Tuesday, 16 February 2016

Italians, do you know what is right and wrong?

When an unfair episode is avoided somebody is punished, according to media. Is this a demonstration of ethics problems?

by Emanuele Bonini

Italy, what's wrong with you? If wrong is really wrong, of course. There is more than an impression about the huge problem Italy has in distinguish between what is right and what is wrong. It is basically a problem of principles and ethics when the definition of good and evil are put in question, as it is for Italians.  There is a small apparently not meaningful episode which showed the Italian approach. It happened at the beginning of the year, during a football match. For the first time the Italian Serie A tested the goal-line technology, a new generation tool able to understand whether the ball crosses the goal-line.

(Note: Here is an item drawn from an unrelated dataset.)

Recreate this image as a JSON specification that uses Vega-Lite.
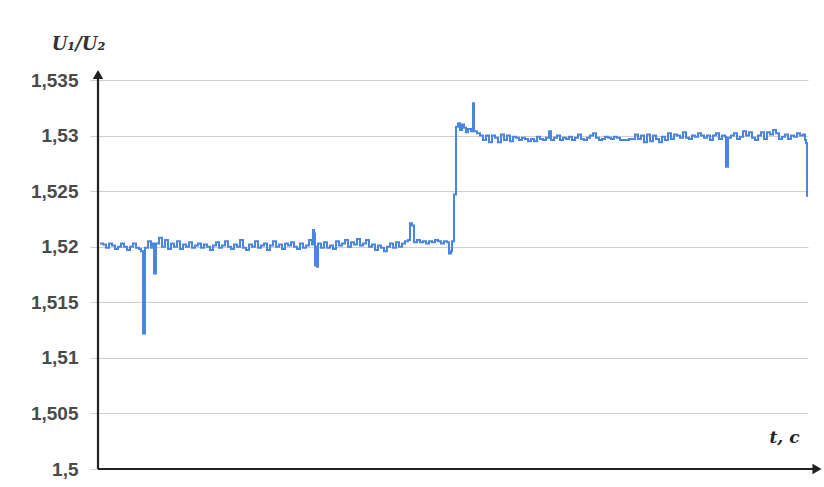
{
  "$schema": "https://vega.github.io/schema/vega-lite/v6.json",
  "width": 710,
  "height": 389,
  "autosize": {"type": "none"},
  "padding": {"left": 98, "top": 80, "right": 16, "bottom": 18},
  "background": "white",
  "config": {"view": {"stroke": null}},
  "datasets": {
    "series": [
      {"t":2,"v":1.5203},{"t":5,"v":1.5202},{"t":8,"v":1.5199},{"t":11,"v":1.5203},{"t":14,"v":1.5201},{"t":17,"v":1.5198},{"t":20,"v":1.52},{"t":23,"v":1.5203},{"t":26,"v":1.52},{"t":29,"v":1.5197},{"t":32,"v":1.52},{"t":35,"v":1.5203},{"t":38,"v":1.5199},{"t":41,"v":1.5198},{"t":43,"v":1.5196},{"t":45,"v":1.5122},{"t":47,"v":1.5199},{"t":50,"v":1.5205},{"t":53,"v":1.5199},{"t":55,"v":1.5203},{"t":56,"v":1.5176},{"t":58,"v":1.5203},{"t":61,"v":1.5208},{"t":64,"v":1.52},{"t":67,"v":1.5206},{"t":70,"v":1.5198},{"t":73,"v":1.5203},{"t":76,"v":1.52},{"t":79,"v":1.5205},{"t":82,"v":1.5198},{"t":85,"v":1.5202},{"t":88,"v":1.52},{"t":91,"v":1.5204},{"t":94,"v":1.5199},{"t":97,"v":1.5201},{"t":100,"v":1.5203},{"t":103,"v":1.5199},{"t":106,"v":1.5202},{"t":109,"v":1.52},{"t":112,"v":1.5197},{"t":115,"v":1.5201},{"t":118,"v":1.5204},{"t":121,"v":1.5199},{"t":124,"v":1.5201},{"t":127,"v":1.5205},{"t":130,"v":1.52},{"t":133,"v":1.5198},{"t":136,"v":1.5202},{"t":139,"v":1.52},{"t":142,"v":1.5206},{"t":145,"v":1.5199},{"t":148,"v":1.5197},{"t":151,"v":1.5202},{"t":154,"v":1.52},{"t":157,"v":1.5205},{"t":160,"v":1.5199},{"t":163,"v":1.5201},{"t":166,"v":1.5203},{"t":169,"v":1.5197},{"t":172,"v":1.5201},{"t":175,"v":1.5205},{"t":178,"v":1.52},{"t":181,"v":1.5202},{"t":184,"v":1.5198},{"t":187,"v":1.5203},{"t":190,"v":1.5201},{"t":193,"v":1.5204},{"t":196,"v":1.52},{"t":199,"v":1.5198},{"t":202,"v":1.5203},{"t":205,"v":1.5199},{"t":208,"v":1.5201},{"t":211,"v":1.5206},{"t":214,"v":1.5202},{"t":215,"v":1.5215},{"t":216,"v":1.5212},{"t":217,"v":1.5183},{"t":218,"v":1.52},{"t":219,"v":1.5182},{"t":220,"v":1.5203},{"t":223,"v":1.5199},{"t":226,"v":1.5204},{"t":229,"v":1.5199},{"t":232,"v":1.5201},{"t":235,"v":1.5198},{"t":238,"v":1.5205},{"t":241,"v":1.5201},{"t":244,"v":1.5203},{"t":247,"v":1.5206},{"t":250,"v":1.52},{"t":253,"v":1.5204},{"t":256,"v":1.5202},{"t":259,"v":1.5207},{"t":262,"v":1.5201},{"t":265,"v":1.5203},{"t":268,"v":1.5206},{"t":271,"v":1.52},{"t":274,"v":1.5202},{"t":277,"v":1.5197},{"t":280,"v":1.5201},{"t":283,"v":1.5199},{"t":286,"v":1.5196},{"t":289,"v":1.52},{"t":292,"v":1.5203},{"t":295,"v":1.5199},{"t":298,"v":1.5204},{"t":301,"v":1.52},{"t":304,"v":1.5203},{"t":307,"v":1.5205},{"t":310,"v":1.5206},{"t":312,"v":1.5221},{"t":314,"v":1.5219},{"t":316,"v":1.5204},{"t":319,"v":1.5206},{"t":322,"v":1.5204},{"t":325,"v":1.5205},{"t":328,"v":1.5203},{"t":331,"v":1.5205},{"t":334,"v":1.5204},{"t":337,"v":1.5206},{"t":340,"v":1.5205},{"t":343,"v":1.5203},{"t":346,"v":1.5205},{"t":349,"v":1.5204},{"t":351,"v":1.5194},{"t":353,"v":1.5196},{"t":354,"v":1.5205},{"t":356,"v":1.5247},{"t":358,"v":1.5308},{"t":360,"v":1.5311},{"t":362,"v":1.5305},{"t":364,"v":1.531},{"t":366,"v":1.5307},{"t":368,"v":1.5303},{"t":370,"v":1.5306},{"t":373,"v":1.5304},{"t":375,"v":1.5329},{"t":376,"v":1.5304},{"t":379,"v":1.5302},{"t":382,"v":1.53},{"t":385,"v":1.5296},{"t":388,"v":1.53},{"t":391,"v":1.5294},{"t":394,"v":1.53},{"t":397,"v":1.5298},{"t":400,"v":1.5294},{"t":403,"v":1.5301},{"t":406,"v":1.5296},{"t":409,"v":1.53},{"t":412,"v":1.5295},{"t":415,"v":1.5299},{"t":418,"v":1.5298},{"t":421,"v":1.5296},{"t":424,"v":1.5298},{"t":427,"v":1.5297},{"t":430,"v":1.5295},{"t":433,"v":1.5297},{"t":436,"v":1.5295},{"t":439,"v":1.5299},{"t":442,"v":1.5297},{"t":445,"v":1.5296},{"t":448,"v":1.5298},{"t":451,"v":1.5304},{"t":453,"v":1.5296},{"t":456,"v":1.5298},{"t":459,"v":1.53},{"t":462,"v":1.5296},{"t":465,"v":1.5298},{"t":468,"v":1.5297},{"t":471,"v":1.5299},{"t":474,"v":1.5296},{"t":477,"v":1.5298},{"t":480,"v":1.5301},{"t":483,"v":1.5297},{"t":486,"v":1.5296},{"t":489,"v":1.5298},{"t":492,"v":1.53},{"t":495,"v":1.5302},{"t":498,"v":1.5298},{"t":501,"v":1.5296},{"t":504,"v":1.5297},{"t":507,"v":1.5299},{"t":510,"v":1.5298},{"t":513,"v":1.5297},{"t":516,"v":1.5299},{"t":519,"v":1.5298},{"t":522,"v":1.5296},{"t":525,"v":1.5296},{"t":528,"v":1.5296},{"t":531,"v":1.5297},{"t":534,"v":1.5297},{"t":537,"v":1.5301},{"t":540,"v":1.5297},{"t":543,"v":1.53},{"t":546,"v":1.5294},{"t":549,"v":1.5301},{"t":552,"v":1.5295},{"t":555,"v":1.53},{"t":558,"v":1.5297},{"t":561,"v":1.5294},{"t":564,"v":1.5299},{"t":567,"v":1.5296},{"t":570,"v":1.5302},{"t":573,"v":1.5297},{"t":576,"v":1.5301},{"t":579,"v":1.53},{"t":582,"v":1.5298},{"t":585,"v":1.5303},{"t":588,"v":1.5298},{"t":591,"v":1.5297},{"t":594,"v":1.53},{"t":597,"v":1.5299},{"t":600,"v":1.5302},{"t":603,"v":1.53},{"t":606,"v":1.5298},{"t":609,"v":1.53},{"t":612,"v":1.5296},{"t":615,"v":1.53},{"t":618,"v":1.5302},{"t":621,"v":1.5297},{"t":624,"v":1.53},{"t":627,"v":1.5299},{"t":628,"v":1.5272},{"t":630,"v":1.5298},{"t":633,"v":1.53},{"t":636,"v":1.5302},{"t":639,"v":1.5297},{"t":642,"v":1.5299},{"t":645,"v":1.5304},{"t":648,"v":1.53},{"t":651,"v":1.5303},{"t":654,"v":1.5298},{"t":657,"v":1.5296},{"t":660,"v":1.53},{"t":663,"v":1.5303},{"t":666,"v":1.5297},{"t":669,"v":1.5303},{"t":672,"v":1.5301},{"t":675,"v":1.5305},{"t":678,"v":1.5302},{"t":681,"v":1.5297},{"t":684,"v":1.5299},{"t":687,"v":1.5301},{"t":690,"v":1.5297},{"t":693,"v":1.53},{"t":696,"v":1.5299},{"t":699,"v":1.5302},{"t":702,"v":1.53},{"t":705,"v":1.5301},{"t":707,"v":1.5296},{"t":708,"v":1.5293},{"t":709,"v":1.5245}
    ],
    "axes": [
      {"t": 0, "v": 1.5, "t2": 0, "v2": 1.5352},
      {"t": 0, "v": 1.5, "t2": 716, "v2": 1.5}
    ],
    "arrows": [
      {"t": 0, "v": 1.5355, "shape": "triangle-up"},
      {"t": 719, "v": 1.5, "shape": "triangle-right"}
    ]
  },
  "layer": [
    {
      "data": {"name": "series"},
      "mark": {"type": "line", "color": "#4a86e0", "strokeWidth": 2, "interpolate": "step-after"},
      "encoding": {
        "x": {"field": "t", "type": "quantitative",
              "scale": {"domain": [0, 710], "nice": false, "zero": false},
              "axis": {"title": "t, c", "labels": false, "ticks": false, "grid": false, "domain": false,
                       "titleFont": "DejaVu Serif", "titleFontStyle": "italic", "titleFontWeight": "bold",
                       "titleFontSize": 17, "titleColor": "#222", "titleX": 686, "titleY": -40}},
        "y": {"field": "v", "type": "quantitative",
              "scale": {"domain": [1.5, 1.535], "nice": false, "zero": false},
              "axis": {"title": "U₁/U₂", "titleAngle": 0, "titleFont": "DejaVu Serif", "titleFontStyle": "italic",
                       "titleFontWeight": "bold", "titleFontSize": 18, "titleColor": "#333",
                       "titleX": -20, "titleY": -36, "titleAlign": "center", "titleBaseline": "middle",
                       "values": [1.5, 1.505, 1.51, 1.515, 1.52, 1.525, 1.53, 1.535],
                       "labelExpr": "replace(format(datum.value, '.3~f'), '.', ',')",
                       "labelFont": "Liberation Sans", "labelFontSize": 19, "labelFontWeight": "bold",
                       "labelColor": "#4a4a4a", "labelPadding": 12,
                       "domain": false, "ticks": true, "tickSize": 8, "tickColor": "#cfcfcf",
                       "grid": true, "gridColor": "#cfcfcf", "gridWidth": 1.2}}
      }
    },
    {
      "data": {"name": "axes"},
      "mark": {"type": "rule", "color": "#222", "strokeWidth": 2.2},
      "encoding": {
        "x": {"field": "t", "type": "quantitative"},
        "y": {"field": "v", "type": "quantitative"},
        "x2": {"field": "t2"},
        "y2": {"field": "v2"}
      }
    },
    {
      "data": {"name": "arrows"},
      "mark": {"type": "point", "filled": true, "color": "#222", "size": 110, "opacity": 1},
      "encoding": {
        "x": {"field": "t", "type": "quantitative"},
        "y": {"field": "v", "type": "quantitative"},
        "shape": {"field": "shape", "type": "nominal", "scale": null, "legend": null}
      }
    }
  ]
}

With ASRoma playing in Verona and leading 3-2 against Chievo, the referee man granted a free-kick to Chievo. The striker shot and scored a goal, but it was possible to convalidate it only after have watched the goal-line technology elaboration of the free-kick. In fact the referee man didn't give any goal, then he had to correct himself saying the new score of the match was fixed on 3-3. All the media started reporting that ASRoma was «punished» or «condemned» by technology. Nothing more wrong. No one has been punished, and technology was not responsible fot nothing but making what it has been created for. Technology made clear what was not, avoiding a wrong decision and, as a direct consequence, an eventual unfair defeat. So, what happened is basically fair. People should underline that technology made justice instead of saying it condemned somebody. This clearly shows how in Italy the idea of right and wrong has another nature, well different from that one shared outside the country.